Exercise task → Would you transcribe the whole listing exactly, minus its pictures?

Data shown →
* * * * * * *

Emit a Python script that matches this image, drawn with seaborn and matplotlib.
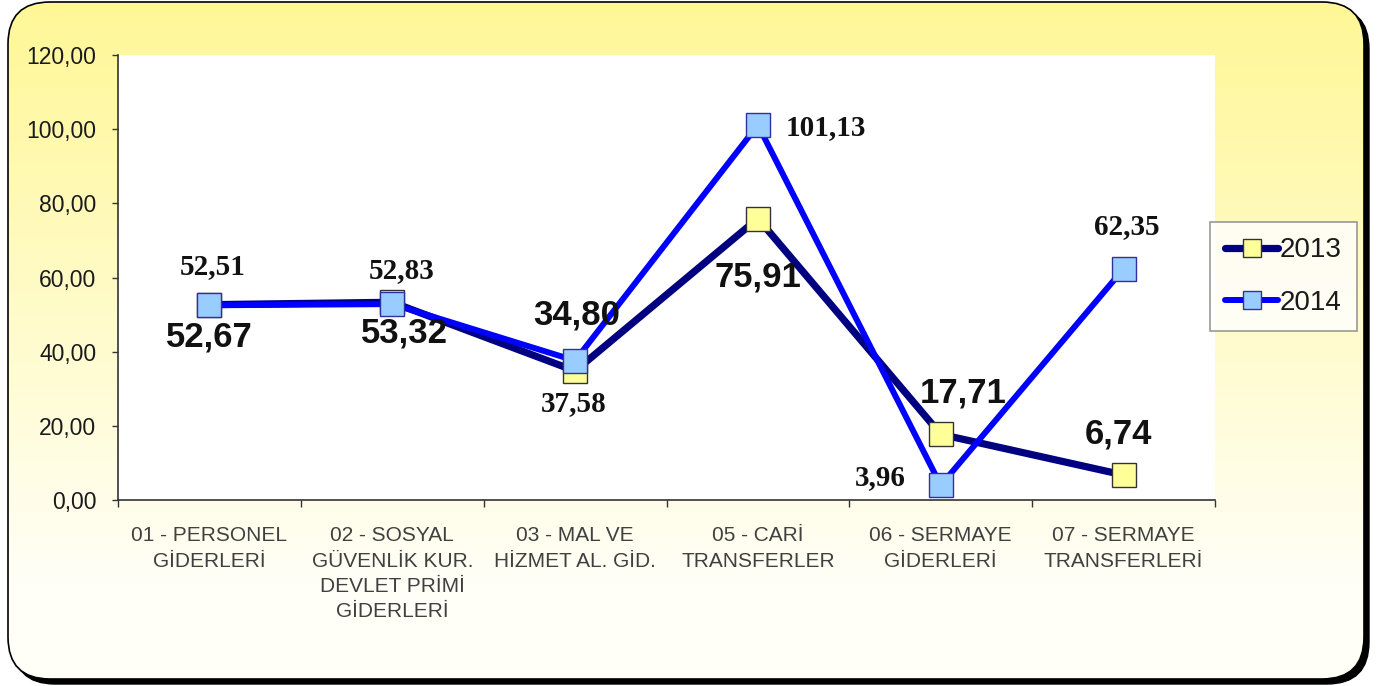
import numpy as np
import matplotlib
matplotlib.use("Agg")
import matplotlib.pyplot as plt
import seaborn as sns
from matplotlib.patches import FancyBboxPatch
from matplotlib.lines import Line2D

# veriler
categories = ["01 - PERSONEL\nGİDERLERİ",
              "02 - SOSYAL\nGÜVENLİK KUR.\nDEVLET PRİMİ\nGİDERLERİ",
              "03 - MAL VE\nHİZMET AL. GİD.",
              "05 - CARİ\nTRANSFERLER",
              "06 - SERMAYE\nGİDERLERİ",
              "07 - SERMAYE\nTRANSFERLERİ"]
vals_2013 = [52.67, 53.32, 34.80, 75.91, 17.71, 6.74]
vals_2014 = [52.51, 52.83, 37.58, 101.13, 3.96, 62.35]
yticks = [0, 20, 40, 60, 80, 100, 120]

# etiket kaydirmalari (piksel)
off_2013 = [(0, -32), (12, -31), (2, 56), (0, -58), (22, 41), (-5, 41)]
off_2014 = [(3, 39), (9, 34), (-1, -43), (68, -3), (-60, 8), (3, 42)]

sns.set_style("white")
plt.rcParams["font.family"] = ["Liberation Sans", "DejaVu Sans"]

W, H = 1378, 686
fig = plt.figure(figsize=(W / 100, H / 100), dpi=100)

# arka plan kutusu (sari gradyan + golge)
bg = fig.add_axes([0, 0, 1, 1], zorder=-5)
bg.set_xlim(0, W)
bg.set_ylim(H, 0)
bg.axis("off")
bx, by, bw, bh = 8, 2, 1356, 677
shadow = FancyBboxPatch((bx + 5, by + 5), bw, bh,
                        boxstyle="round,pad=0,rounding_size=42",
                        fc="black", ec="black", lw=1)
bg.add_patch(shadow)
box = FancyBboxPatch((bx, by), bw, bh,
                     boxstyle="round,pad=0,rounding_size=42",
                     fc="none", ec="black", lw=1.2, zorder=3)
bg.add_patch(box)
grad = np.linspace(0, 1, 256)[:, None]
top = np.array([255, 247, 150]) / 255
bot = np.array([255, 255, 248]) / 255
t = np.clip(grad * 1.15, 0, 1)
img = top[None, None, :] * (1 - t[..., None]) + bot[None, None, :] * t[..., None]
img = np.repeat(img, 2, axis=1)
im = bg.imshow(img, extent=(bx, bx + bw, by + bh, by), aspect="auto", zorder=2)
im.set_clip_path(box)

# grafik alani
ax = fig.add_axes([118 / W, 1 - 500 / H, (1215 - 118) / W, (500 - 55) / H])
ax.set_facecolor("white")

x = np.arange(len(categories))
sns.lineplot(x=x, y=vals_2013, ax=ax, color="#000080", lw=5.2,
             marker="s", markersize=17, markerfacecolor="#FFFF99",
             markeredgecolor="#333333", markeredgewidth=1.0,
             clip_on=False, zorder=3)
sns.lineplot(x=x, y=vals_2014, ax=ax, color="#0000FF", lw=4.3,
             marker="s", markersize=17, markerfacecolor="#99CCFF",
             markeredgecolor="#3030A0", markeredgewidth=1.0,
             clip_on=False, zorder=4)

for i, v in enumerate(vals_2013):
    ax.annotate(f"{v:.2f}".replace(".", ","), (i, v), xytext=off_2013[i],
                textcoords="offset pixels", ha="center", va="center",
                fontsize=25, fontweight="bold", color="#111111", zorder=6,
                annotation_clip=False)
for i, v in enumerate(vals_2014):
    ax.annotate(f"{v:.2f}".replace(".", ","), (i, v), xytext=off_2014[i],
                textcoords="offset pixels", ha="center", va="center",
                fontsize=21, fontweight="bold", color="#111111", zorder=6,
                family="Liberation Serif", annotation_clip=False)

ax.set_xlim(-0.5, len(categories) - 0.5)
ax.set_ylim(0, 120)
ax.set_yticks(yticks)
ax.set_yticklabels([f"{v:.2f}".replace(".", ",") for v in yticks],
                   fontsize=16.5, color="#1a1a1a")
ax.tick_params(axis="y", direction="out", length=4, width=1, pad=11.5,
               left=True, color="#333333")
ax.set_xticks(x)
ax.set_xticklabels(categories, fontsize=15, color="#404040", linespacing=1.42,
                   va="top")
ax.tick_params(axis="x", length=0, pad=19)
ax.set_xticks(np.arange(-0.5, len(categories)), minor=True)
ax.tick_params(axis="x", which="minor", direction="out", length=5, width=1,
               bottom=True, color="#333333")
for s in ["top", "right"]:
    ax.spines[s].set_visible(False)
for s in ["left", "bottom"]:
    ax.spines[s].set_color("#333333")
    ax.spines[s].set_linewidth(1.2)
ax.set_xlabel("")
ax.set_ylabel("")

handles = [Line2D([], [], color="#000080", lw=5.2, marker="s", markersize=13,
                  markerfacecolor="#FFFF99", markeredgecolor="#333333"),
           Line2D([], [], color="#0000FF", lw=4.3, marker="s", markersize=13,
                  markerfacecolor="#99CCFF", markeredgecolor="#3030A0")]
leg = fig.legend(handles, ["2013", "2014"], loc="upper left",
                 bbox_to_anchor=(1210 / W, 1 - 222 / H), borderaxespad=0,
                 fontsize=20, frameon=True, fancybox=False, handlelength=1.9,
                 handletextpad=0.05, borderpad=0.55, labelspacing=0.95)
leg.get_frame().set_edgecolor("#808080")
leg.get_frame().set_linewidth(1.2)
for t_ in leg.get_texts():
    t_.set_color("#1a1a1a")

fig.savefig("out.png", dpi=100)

* * * * * * *

Answer to the task →
Emit a Python script that matches this image, drawn with seaborn and matplotlib.
import numpy as np
import matplotlib
matplotlib.use("Agg")
import matplotlib.pyplot as plt
import seaborn as sns
from matplotlib.patches import FancyBboxPatch
from matplotlib.lines import Line2D

# veriler
categories = ["01 - PERSONEL\nGİDERLERİ",
              "02 - SOSYAL\nGÜVENLİK KUR.\nDEVLET PRİMİ\nGİDERLERİ",
              "03 - MAL VE\nHİZMET AL. GİD.",
              "05 - CARİ\nTRANSFERLER",
              "06 - SERMAYE\nGİDERLERİ",
              "07 - SERMAYE\nTRANSFERLERİ"]
vals_2013 = [52.67, 53.32, 34.80, 75.91, 17.71, 6.74]
vals_2014 = [52.51, 52.83, 37.58, 101.13, 3.96, 62.35]
yticks = [0, 20, 40, 60, 80, 100, 120]

# etiket kaydirmalari (piksel)
off_2013 = [(0, -32), (12, -31), (2, 56), (0, -58), (22, 41), (-5, 41)]
off_2014 = [(3, 39), (9, 34), (-1, -43), (68, -3), (-60, 8), (3, 42)]

sns.set_style("white")
plt.rcParams["font.family"] = ["Liberation Sans", "DejaVu Sans"]

W, H = 1378, 686
fig = plt.figure(figsize=(W / 100, H / 100), dpi=100)

# arka plan kutusu (sari gradyan + golge)
bg = fig.add_axes([0, 0, 1, 1], zorder=-5)
bg.set_xlim(0, W)
bg.set_ylim(H, 0)
bg.axis("off")
bx, by, bw, bh = 8, 2, 1356, 677
shadow = FancyBboxPatch((bx + 5, by + 5), bw, bh,
                        boxstyle="round,pad=0,rounding_size=42",
                        fc="black", ec="black", lw=1)
bg.add_patch(shadow)
box = FancyBboxPatch((bx, by), bw, bh,
                     boxstyle="round,pad=0,rounding_size=42",
                     fc="none", ec="black", lw=1.2, zorder=3)
bg.add_patch(box)
grad = np.linspace(0, 1, 256)[:, None]
top = np.array([255, 247, 150]) / 255
bot = np.array([255, 255, 248]) / 255
t = np.clip(grad * 1.15, 0, 1)
img = top[None, None, :] * (1 - t[..., None]) + bot[None, None, :] * t[..., None]
img = np.repeat(img, 2, axis=1)
im = bg.imshow(img, extent=(bx, bx + bw, by + bh, by), aspect="auto", zorder=2)
im.set_clip_path(box)

# grafik alani
ax = fig.add_axes([118 / W, 1 - 500 / H, (1215 - 118) / W, (500 - 55) / H])
ax.set_facecolor("white")

x = np.arange(len(categories))
sns.lineplot(x=x, y=vals_2013, ax=ax, color="#000080", lw=5.2,
             marker="s", markersize=17, markerfacecolor="#FFFF99",
             markeredgecolor="#333333", markeredgewidth=1.0,
             clip_on=False, zorder=3)
sns.lineplot(x=x, y=vals_2014, ax=ax, color="#0000FF", lw=4.3,
             marker="s", markersize=17, markerfacecolor="#99CCFF",
             markeredgecolor="#3030A0", markeredgewidth=1.0,
             clip_on=False, zorder=4)

for i, v in enumerate(vals_2013):
    ax.annotate(f"{v:.2f}".replace(".", ","), (i, v), xytext=off_2013[i],
                textcoords="offset pixels", ha="center", va="center",
                fontsize=25, fontweight="bold", color="#111111", zorder=6,
                annotation_clip=False)
for i, v in enumerate(vals_2014):
    ax.annotate(f"{v:.2f}".replace(".", ","), (i, v), xytext=off_2014[i],
                textcoords="offset pixels", ha="center", va="center",
                fontsize=21, fontweight="bold", color="#111111", zorder=6,
                family="Liberation Serif", annotation_clip=False)

ax.set_xlim(-0.5, len(categories) - 0.5)
ax.set_ylim(0, 120)
ax.set_yticks(yticks)
ax.set_yticklabels([f"{v:.2f}".replace(".", ",") for v in yticks],
                   fontsize=16.5, color="#1a1a1a")
ax.tick_params(axis="y", direction="out", length=4, width=1, pad=11.5,
               left=True, color="#333333")
ax.set_xticks(x)
ax.set_xticklabels(categories, fontsize=15, color="#404040", linespacing=1.42,
                   va="top")
ax.tick_params(axis="x", length=0, pad=19)
ax.set_xticks(np.arange(-0.5, len(categories)), minor=True)
ax.tick_params(axis="x", which="minor", direction="out", length=5, width=1,
               bottom=True, color="#333333")
for s in ["top", "right"]:
    ax.spines[s].set_visible(False)
for s in ["left", "bottom"]:
    ax.spines[s].set_color("#333333")
    ax.spines[s].set_linewidth(1.2)
ax.set_xlabel("")
ax.set_ylabel("")

handles = [Line2D([], [], color="#000080", lw=5.2, marker="s", markersize=13,
                  markerfacecolor="#FFFF99", markeredgecolor="#333333"),
           Line2D([], [], color="#0000FF", lw=4.3, marker="s", markersize=13,
                  markerfacecolor="#99CCFF", markeredgecolor="#3030A0")]
leg = fig.legend(handles, ["2013", "2014"], loc="upper left",
                 bbox_to_anchor=(1210 / W, 1 - 222 / H), borderaxespad=0,
                 fontsize=20, frameon=True, fancybox=False, handlelength=1.9,
                 handletextpad=0.05, borderpad=0.55, labelspacing=0.95)
leg.get_frame().set_edgecolor("#808080")
leg.get_frame().set_linewidth(1.2)
for t_ in leg.get_texts():
    t_.set_color("#1a1a1a")

fig.savefig("out.png", dpi=100)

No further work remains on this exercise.